E quei quarantamila euro spediti — dicono — verso Dubai? La caparra per un locale che, non è mai comparso su un registro? Mail, contratti, firme? A dirla tutta, maneggiamo solo briciole d’informazione. Però basta un servizio montato a regola d’arte —taglio secco, la classica musica di suspense — ed ecco la sentenza lampo, con il pubblico sul divano che applaude manco fosse la finale di un talent.
La tv d’inchiesta come bisturi (ma anche come accendino). C’è chi difende Le Iene: senza il loro lavoro, molte verità resterebbero sepolte. Ma c’è anche chi parla di “giustizia spettacolo”, dove la suggestione vale più della prova e l’effetto virale più della querela. La verità processuale ha i suoi tempi; la televisione, i suoi tagli di montaggio.
Barzan non è solo al centro di una denuncia: è al centro di una tensione culturale. Il pubblico pretende giustizia veloce, emotiva, a portata di click. Ma il diritto ha bisogno di prove, tempi, contraddittorio. Quando questi due universi si scontrano, qualcosa si spezza.
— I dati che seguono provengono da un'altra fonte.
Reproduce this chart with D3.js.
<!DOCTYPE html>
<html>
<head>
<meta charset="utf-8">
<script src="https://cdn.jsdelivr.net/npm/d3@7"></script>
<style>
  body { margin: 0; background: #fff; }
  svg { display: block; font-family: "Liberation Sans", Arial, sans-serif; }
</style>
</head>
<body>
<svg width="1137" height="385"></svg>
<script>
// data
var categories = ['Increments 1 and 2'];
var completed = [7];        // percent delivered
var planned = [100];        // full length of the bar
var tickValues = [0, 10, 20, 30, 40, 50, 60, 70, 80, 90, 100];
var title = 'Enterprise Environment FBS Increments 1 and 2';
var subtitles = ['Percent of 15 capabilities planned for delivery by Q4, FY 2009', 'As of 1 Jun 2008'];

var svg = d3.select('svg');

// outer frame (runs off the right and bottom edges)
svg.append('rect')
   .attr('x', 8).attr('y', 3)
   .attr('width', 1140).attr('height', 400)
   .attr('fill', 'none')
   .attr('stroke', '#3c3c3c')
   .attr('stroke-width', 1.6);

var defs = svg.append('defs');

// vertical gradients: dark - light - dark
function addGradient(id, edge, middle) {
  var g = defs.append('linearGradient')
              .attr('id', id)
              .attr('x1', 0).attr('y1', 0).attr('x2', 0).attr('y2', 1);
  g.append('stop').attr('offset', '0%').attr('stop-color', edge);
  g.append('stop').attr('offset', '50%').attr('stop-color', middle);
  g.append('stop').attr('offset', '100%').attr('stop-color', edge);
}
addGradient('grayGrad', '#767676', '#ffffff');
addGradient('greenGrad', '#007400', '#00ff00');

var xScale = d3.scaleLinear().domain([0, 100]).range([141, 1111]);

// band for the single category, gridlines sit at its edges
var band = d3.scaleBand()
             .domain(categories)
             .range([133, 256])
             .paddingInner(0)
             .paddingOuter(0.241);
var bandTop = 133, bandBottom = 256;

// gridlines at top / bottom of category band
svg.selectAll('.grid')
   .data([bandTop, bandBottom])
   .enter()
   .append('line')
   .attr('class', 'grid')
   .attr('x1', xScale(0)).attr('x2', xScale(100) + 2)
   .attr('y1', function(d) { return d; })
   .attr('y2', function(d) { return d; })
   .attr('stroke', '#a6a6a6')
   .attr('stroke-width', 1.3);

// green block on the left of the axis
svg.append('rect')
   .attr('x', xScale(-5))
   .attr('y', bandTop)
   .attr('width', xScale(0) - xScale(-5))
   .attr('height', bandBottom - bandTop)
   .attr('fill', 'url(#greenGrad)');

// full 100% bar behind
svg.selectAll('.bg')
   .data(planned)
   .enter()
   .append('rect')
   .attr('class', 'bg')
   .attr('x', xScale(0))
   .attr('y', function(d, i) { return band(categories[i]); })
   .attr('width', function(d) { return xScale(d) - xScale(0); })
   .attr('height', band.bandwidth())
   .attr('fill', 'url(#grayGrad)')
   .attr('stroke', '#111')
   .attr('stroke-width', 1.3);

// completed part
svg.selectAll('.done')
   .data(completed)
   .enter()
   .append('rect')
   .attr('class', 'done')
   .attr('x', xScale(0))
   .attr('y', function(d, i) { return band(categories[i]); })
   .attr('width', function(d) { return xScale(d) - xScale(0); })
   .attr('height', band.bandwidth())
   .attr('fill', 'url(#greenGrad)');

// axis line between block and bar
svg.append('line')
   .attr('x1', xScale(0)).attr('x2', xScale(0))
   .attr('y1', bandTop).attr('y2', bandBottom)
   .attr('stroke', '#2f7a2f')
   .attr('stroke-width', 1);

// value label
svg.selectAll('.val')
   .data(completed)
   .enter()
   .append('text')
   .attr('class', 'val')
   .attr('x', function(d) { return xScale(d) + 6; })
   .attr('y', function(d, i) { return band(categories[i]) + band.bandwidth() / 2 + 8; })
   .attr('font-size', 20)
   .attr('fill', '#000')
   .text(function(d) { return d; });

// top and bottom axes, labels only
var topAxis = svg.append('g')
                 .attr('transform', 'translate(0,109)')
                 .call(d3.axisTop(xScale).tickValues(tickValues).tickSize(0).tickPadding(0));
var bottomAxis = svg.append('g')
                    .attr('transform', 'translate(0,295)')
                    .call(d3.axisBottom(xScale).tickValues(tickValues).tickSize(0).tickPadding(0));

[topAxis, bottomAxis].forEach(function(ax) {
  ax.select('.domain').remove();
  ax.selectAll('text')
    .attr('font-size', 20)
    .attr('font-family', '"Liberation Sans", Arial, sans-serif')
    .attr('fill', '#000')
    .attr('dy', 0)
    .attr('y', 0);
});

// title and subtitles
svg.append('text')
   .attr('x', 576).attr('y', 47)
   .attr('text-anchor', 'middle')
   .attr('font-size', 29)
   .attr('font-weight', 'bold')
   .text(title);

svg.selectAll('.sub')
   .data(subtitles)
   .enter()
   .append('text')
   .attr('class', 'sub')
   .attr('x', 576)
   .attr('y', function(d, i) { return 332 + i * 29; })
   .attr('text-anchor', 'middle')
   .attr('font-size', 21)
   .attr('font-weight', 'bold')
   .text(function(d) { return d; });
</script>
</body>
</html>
L’eco digitale e il silenzio dei tribunali. Il giorno dopo la messa in onda, il nome di Barzan invade X e Facebook. C’è chi lo sbeffeggia con toghe di cartone, chi lo difende: “Questa è una gogna”. Ma nessuna piattaforma è in grado di quantificare quanta indignazione sia autentica e quanta sia un effetto a catena. La tv fornisce il frame, i social media la cassa di risonanza. In mezzo, c’è la persona. E qui sta il punto. Un individuo può essere colpevole, innocente, ambiguo, fragile, scorretto… Ma la sua dignità dovrebbe restare intatta fino a sentenza definitiva. E invece Barzan è già diventato una maschera: quella del “cattivo della settimana”. Uno spazio stretto, tra hashtag e citazioni legali.
In questa vicenda c’è tutto: l’ego, la caduta, la tv che giudica e il tribunale che rincorre. E c’è uno spazio—minuscolo, ma decisivo — dove dovremmo avere il coraggio di sospendere il giudizio. Proviamo a guardarci allo specchio e chiederci sul serio: cosa resta, alla fine, dei fatti nudi e crudi?
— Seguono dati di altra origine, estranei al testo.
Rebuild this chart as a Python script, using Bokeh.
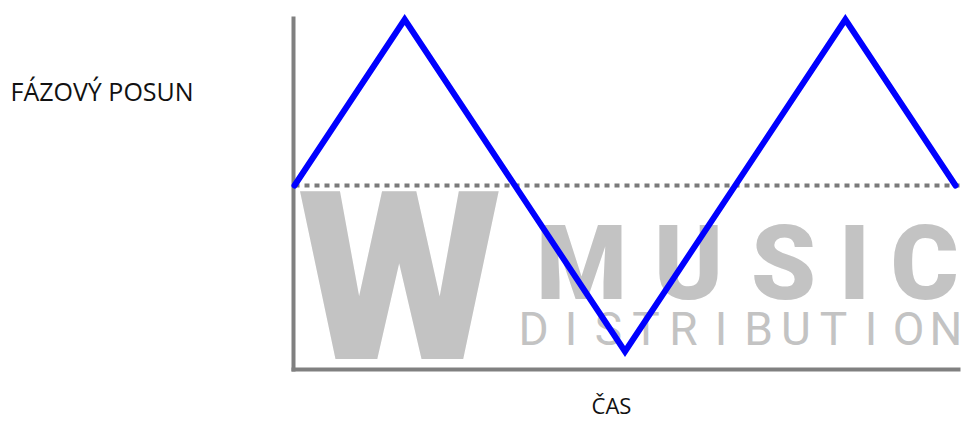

Non è questione di metter su la toga per difendere Barzan — tutt’altro. Si tratta di non far sì che l’hashtag del giorno prenda il posto della legge. Perché i microfoni illuminano le ombre, d’accordo, ma se li avvicini troppo rischiano di incenerire ciò che è ancora tutto da dimostrare.
Ecco dove si gioca la democrazia: dentro un varco sottile, quasi invisibile, fra il picco di share e le righe del Codice penale. È lì che dobbiamo tornare a guardare, se non vogliamo che la giustizia diventi una fiction di prima serata.